Lorsqu’il avait annoncé cet “emprunt national”, le président Nicolas Sarkozy avait indiqué qu’il serait lancé en 2010 “soit auprès des Français soit auprès des marchés financiers”, sans plus de précision.

Mais dès la fin août, lors de l’installation de la commission confiée à Alain Juppé et Michel Rocard pour définir les “priorités stratégiques” de l’emprunt, le chef de l’Etat avait affirmé: “Nous prendrons (…) la solution la plus efficace et la moins coûteuse”.

Pour le ministre du Budget, comme pour de nombreux parlementaires soucieux de ne pas alourdir davantage la dette de la France qui a explosé sous l’effet de la crise économique et du plan de relance, la solution “la moins coûteuse”, c’est de faire appel aux marchés financiers pour souscrire à cet emprunt.

“Actuellement, sur les marchés, l’Etat emprunte sur deux ans avec un taux d’intérêt de 1,38%, sur cinq ans à un taux de 2,60%, sur dix ans à 3,60% et sur trente ans à 4,25%”, souligne un spécialiste des emprunts sur les marchés interrogé par l’AFP.

A titre de comparaison, le dernier grand emprunt lancé récemment auprès des particuliers par EDF sur cinq ans s’est fait avec une rémunération de 4,5%.

“Ca veut dire que, quelle que soit la durée de l’emprunt qui sera lancé et son montant, l’Etat français empruntera à un niveau inférieur” à celui d’une grande société cotée comme EDF, relève ce spécialiste, qui a souhaité rester anonyme.

Principale raison: l’Etat français bénéficie auprès des investisseurs de la meilleure “signature possible”, c’est-à-dire que sa très grande solvabilité lui permet d’avoir un “triple A” dans les agences de notation.

L’autre raison est que lorsqu’il émet des obligations sur les marchés financiers, l’Etat ne verse aucune commission aux banques d’investissement qui lui servent d’intermédiaires.

A l’inverse, s’il décidait d’ouvrir son “grand emprunt” au public, l’Etat devrait passer par l’intermédiaire des grandes banques de réseaux pour le distribuer auprès des particuliers. “Ces banques prélèvent en général de 1 à 2% de commission, un coût qui s’ajoute aux intérêts que l’emprunteur paye”, explique ce spécialiste.
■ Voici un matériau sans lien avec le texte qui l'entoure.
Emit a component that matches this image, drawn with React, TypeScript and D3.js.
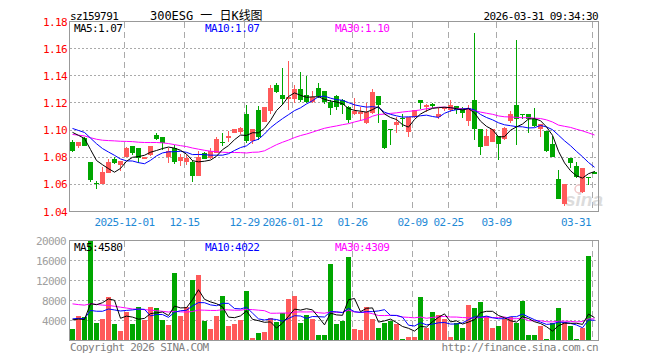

Et si l’Etat voulait proposer son emprunt aux particuliers à un taux proche de celui des marchés, il est peu probable que l’opération rencontre beaucoup de succès car d’autres produits financiers proposent des taux de rémunération beaucoup plus attractifs (assurance vie autour de 4% par exemple).

“Sachant que sur un emprunt d’Etat, on paye la CSG, la CRDS et le 1% pour le RSA, si l’Etat propose un taux de 2,5% sur cinq ans, il ne reste plus grand-chose…”, note ce spécialiste.

“Dans une logique plus politique, et pas seulement financière, il pourrait arriver qu’une partie de l’emprunt soit faite auprès du public, on n’en sait encore rien. Mais dans ce cas, la part proposée resterait marginale”, estime-t-il.

MM. Rocard et Juppé ont récemment évoqué des montants compris entre 20 et 40 milliards d’euros. Leur commission doit présenter à l’Elysée son rapport à la mi-novembre.